Set aside the pictures and output only the lines from the one containing "Emit a web page" up to and including the one containing "margins.top + ')');".

────────────────

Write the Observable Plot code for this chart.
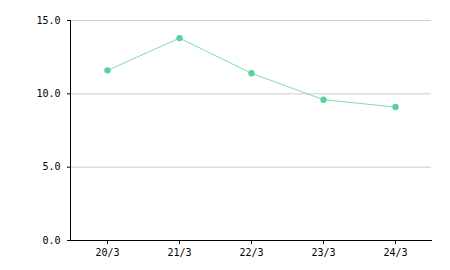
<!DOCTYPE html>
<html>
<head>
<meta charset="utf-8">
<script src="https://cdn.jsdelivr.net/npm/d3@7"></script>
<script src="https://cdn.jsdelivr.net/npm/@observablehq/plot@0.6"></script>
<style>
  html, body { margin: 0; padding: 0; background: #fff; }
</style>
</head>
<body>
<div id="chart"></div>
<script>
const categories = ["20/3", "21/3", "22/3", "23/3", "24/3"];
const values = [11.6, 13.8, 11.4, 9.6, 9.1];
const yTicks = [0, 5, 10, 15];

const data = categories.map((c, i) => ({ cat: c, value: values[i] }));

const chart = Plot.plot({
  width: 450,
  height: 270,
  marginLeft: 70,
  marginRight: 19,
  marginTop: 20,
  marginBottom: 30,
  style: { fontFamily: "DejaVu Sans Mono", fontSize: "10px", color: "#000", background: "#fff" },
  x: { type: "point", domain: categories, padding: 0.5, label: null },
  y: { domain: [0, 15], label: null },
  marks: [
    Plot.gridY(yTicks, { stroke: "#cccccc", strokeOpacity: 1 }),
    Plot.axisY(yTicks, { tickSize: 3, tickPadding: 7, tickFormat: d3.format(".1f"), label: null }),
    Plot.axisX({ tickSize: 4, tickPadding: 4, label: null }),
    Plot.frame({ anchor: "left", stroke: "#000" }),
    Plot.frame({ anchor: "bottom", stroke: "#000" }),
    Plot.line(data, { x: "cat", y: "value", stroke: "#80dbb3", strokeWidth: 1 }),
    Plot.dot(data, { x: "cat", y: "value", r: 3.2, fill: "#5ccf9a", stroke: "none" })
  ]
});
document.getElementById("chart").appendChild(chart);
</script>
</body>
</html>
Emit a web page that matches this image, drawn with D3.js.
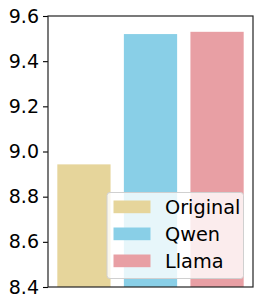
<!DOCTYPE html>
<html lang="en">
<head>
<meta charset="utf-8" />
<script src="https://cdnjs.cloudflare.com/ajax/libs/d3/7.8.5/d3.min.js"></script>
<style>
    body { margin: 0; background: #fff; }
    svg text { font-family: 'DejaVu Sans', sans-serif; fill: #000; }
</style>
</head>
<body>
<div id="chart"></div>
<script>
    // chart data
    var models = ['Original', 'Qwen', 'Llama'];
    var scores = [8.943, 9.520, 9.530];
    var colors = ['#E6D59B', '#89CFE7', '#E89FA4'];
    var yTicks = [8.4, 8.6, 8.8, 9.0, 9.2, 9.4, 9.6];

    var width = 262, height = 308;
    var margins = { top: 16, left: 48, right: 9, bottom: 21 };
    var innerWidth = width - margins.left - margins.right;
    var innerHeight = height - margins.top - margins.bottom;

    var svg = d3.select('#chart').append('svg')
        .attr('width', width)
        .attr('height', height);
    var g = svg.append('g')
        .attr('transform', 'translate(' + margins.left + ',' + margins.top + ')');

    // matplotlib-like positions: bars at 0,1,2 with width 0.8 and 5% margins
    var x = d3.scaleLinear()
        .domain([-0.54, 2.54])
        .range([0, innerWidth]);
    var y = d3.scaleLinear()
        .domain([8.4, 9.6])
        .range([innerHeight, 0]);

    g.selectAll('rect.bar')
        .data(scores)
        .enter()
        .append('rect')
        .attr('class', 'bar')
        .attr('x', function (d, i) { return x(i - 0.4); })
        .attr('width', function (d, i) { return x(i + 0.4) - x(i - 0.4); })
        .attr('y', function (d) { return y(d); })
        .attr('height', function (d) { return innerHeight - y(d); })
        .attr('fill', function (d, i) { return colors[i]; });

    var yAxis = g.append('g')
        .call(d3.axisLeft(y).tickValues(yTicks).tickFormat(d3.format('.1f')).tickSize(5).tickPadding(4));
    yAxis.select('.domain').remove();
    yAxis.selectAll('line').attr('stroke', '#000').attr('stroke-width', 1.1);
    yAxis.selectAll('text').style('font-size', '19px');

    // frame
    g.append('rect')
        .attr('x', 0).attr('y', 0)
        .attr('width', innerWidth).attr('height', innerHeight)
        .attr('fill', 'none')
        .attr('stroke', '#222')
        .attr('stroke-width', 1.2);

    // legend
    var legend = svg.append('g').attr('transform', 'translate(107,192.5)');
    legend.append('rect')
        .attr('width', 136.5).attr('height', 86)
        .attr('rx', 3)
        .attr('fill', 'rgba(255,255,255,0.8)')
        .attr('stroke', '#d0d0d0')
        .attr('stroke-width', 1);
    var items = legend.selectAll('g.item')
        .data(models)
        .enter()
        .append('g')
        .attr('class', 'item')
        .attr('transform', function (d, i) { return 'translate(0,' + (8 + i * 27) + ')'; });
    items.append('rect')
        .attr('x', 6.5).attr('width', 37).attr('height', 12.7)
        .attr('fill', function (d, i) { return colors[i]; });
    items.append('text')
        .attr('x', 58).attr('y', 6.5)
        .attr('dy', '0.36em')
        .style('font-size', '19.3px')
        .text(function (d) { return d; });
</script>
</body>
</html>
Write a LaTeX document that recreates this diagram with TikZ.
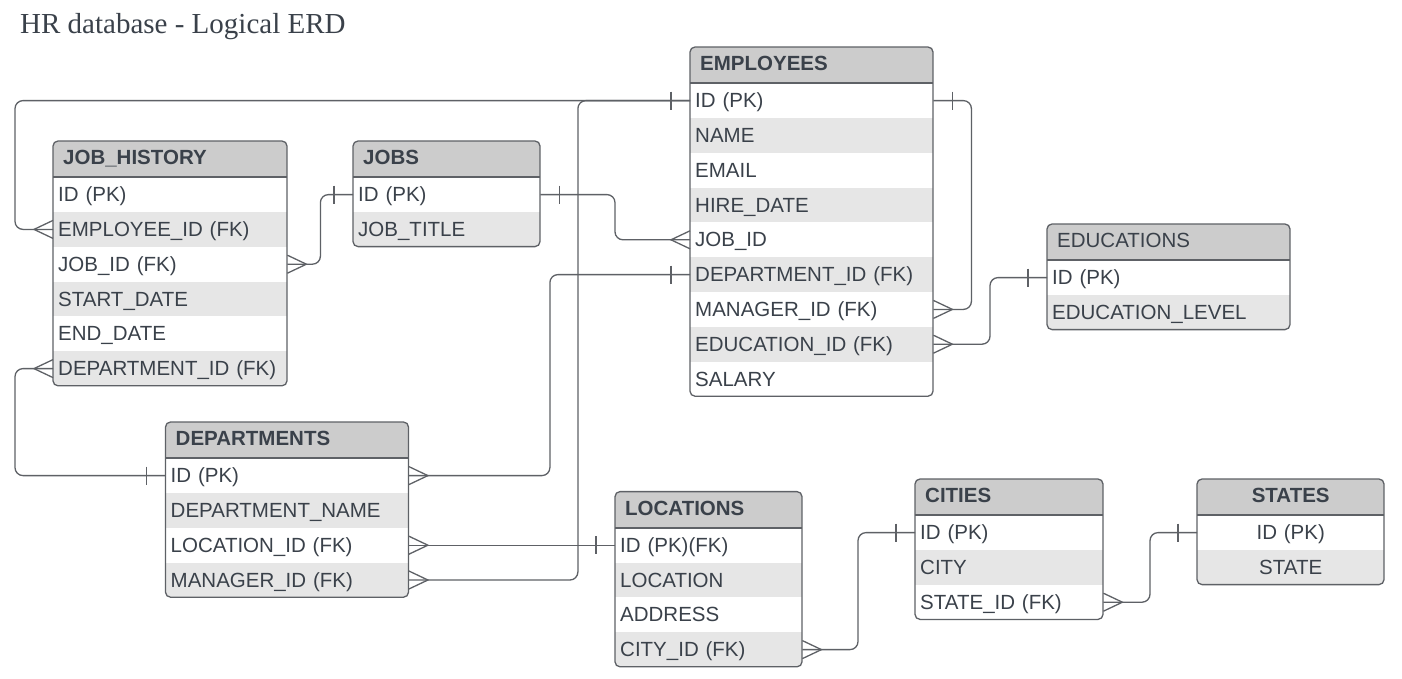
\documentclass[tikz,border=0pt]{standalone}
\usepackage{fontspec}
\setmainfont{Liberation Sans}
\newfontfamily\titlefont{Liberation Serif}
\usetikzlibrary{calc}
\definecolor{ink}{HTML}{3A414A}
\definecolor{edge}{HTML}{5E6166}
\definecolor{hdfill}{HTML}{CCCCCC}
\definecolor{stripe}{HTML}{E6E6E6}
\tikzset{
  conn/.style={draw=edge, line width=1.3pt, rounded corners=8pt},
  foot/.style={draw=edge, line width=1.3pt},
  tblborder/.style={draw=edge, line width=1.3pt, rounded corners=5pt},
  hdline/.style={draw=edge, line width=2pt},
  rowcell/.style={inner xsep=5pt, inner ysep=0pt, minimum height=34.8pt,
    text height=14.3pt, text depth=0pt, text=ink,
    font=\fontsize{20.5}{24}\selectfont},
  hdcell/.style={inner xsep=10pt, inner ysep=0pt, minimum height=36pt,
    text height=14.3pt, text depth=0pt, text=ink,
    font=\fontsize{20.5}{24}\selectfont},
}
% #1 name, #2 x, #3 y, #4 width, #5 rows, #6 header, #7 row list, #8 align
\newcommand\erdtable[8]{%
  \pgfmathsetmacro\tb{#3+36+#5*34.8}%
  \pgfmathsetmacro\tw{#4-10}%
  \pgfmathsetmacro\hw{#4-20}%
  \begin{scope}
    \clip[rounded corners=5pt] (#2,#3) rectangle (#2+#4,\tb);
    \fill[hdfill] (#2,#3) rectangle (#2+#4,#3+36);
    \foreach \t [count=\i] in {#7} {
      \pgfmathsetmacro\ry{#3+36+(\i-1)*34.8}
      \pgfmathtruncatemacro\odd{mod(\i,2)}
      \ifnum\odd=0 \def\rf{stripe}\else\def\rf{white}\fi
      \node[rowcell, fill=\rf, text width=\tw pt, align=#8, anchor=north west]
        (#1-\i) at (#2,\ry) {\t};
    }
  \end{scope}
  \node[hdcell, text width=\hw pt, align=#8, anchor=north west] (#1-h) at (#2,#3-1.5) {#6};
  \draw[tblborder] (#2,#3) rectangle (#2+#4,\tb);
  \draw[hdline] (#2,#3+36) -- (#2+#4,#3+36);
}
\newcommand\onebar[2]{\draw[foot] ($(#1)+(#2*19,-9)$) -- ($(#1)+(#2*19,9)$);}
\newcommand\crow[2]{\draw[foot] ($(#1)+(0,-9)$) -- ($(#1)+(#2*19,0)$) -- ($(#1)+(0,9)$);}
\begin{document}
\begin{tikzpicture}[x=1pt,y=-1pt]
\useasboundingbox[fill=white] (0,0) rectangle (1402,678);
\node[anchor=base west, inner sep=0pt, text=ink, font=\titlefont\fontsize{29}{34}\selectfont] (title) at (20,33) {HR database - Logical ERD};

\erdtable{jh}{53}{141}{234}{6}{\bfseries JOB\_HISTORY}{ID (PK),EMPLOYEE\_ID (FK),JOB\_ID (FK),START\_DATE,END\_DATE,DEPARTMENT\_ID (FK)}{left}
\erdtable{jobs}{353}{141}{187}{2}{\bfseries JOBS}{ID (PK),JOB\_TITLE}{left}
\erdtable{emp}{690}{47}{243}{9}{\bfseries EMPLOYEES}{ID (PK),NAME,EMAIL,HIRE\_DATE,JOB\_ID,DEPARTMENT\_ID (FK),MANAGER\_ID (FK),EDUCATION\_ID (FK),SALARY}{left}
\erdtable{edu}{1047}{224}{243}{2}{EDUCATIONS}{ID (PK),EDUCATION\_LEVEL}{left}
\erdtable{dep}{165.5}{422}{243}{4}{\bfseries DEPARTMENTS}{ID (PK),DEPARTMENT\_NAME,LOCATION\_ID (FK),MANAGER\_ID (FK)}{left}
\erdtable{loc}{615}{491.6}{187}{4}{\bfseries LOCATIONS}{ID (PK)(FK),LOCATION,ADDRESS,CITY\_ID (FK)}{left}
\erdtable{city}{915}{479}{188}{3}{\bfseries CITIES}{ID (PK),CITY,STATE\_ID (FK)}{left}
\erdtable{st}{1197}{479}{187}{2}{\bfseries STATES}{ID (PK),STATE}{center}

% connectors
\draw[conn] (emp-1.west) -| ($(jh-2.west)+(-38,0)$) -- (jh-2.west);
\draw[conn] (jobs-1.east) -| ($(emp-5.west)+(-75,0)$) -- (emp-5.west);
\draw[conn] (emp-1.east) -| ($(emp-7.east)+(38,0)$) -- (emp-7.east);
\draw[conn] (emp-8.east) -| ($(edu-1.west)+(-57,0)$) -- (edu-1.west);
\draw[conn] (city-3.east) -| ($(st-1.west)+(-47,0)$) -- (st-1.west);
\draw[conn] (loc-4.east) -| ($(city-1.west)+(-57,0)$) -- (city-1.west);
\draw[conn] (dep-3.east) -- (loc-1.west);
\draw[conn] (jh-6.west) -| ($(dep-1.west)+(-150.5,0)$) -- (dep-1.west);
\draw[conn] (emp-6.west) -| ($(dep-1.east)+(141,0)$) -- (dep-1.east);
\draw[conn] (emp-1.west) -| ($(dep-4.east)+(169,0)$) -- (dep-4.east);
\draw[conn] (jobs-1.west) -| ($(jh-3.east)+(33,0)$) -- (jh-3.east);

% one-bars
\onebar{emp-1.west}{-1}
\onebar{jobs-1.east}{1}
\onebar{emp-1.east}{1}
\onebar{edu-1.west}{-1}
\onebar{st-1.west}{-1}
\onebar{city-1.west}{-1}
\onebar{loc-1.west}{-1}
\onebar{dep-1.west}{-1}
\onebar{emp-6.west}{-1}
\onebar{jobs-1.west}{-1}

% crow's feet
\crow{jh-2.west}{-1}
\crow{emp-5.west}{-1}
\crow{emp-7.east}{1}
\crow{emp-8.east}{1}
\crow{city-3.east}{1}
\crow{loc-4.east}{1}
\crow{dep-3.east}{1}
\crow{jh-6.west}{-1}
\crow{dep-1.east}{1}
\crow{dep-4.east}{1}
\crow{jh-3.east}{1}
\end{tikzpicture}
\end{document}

────────────────

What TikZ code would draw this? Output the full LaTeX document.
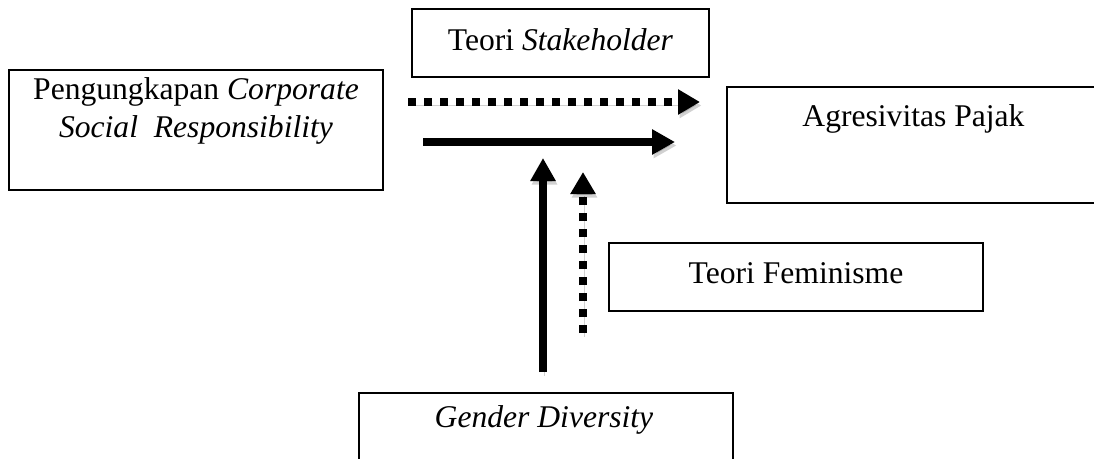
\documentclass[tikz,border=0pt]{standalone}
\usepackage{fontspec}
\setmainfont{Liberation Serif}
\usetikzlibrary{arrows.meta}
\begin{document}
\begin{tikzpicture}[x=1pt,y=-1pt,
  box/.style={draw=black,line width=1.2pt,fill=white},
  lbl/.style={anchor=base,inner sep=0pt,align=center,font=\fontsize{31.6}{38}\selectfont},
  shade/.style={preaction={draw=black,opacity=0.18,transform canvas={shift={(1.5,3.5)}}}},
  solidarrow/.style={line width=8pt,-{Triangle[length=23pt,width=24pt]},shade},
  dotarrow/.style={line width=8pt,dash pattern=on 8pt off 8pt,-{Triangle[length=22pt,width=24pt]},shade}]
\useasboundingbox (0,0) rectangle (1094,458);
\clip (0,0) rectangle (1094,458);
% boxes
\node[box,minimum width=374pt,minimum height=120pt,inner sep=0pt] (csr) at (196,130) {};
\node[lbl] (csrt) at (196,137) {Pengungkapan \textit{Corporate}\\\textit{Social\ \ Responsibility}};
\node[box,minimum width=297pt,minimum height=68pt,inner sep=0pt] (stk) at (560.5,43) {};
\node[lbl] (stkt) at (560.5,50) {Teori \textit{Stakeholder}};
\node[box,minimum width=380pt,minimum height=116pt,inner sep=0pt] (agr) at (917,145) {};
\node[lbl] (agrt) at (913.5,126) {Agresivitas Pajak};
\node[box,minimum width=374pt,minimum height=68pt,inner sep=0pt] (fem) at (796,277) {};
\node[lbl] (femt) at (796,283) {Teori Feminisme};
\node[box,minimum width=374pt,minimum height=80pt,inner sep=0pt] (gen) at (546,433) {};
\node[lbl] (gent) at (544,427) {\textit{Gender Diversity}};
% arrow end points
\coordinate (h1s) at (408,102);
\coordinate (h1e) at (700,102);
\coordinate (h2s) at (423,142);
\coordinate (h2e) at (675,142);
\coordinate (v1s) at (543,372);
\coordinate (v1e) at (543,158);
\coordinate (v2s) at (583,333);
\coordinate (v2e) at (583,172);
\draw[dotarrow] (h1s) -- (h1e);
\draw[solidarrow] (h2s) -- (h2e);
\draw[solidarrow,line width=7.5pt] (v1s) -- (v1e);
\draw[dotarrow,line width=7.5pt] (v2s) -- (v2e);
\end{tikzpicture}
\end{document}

────────────────

**RESULT:**
Emit a web page that matches this image, drawn with D3.js.
<!DOCTYPE html>
<html lang="en">
<head>
<meta charset="utf-8" />
<script src="https://cdnjs.cloudflare.com/ajax/libs/d3/7.8.5/d3.min.js"></script>
<style>
    body { margin: 0; background: #fff; }
    svg text { font-family: 'DejaVu Sans', sans-serif; fill: #000; }
</style>
</head>
<body>
<div id="chart"></div>
<script>
    // chart data
    var models = ['Original', 'Qwen', 'Llama'];
    var scores = [8.943, 9.520, 9.530];
    var colors = ['#E6D59B', '#89CFE7', '#E89FA4'];
    var yTicks = [8.4, 8.6, 8.8, 9.0, 9.2, 9.4, 9.6];

    var width = 262, height = 308;
    var margins = { top: 16, left: 48, right: 9, bottom: 21 };
    var innerWidth = width - margins.left - margins.right;
    var innerHeight = height - margins.top - margins.bottom;

    var svg = d3.select('#chart').append('svg')
        .attr('width', width)
        .attr('height', height);
    var g = svg.append('g')
        .attr('transform', 'translate(' + margins.left + ',' + margins.top + ')');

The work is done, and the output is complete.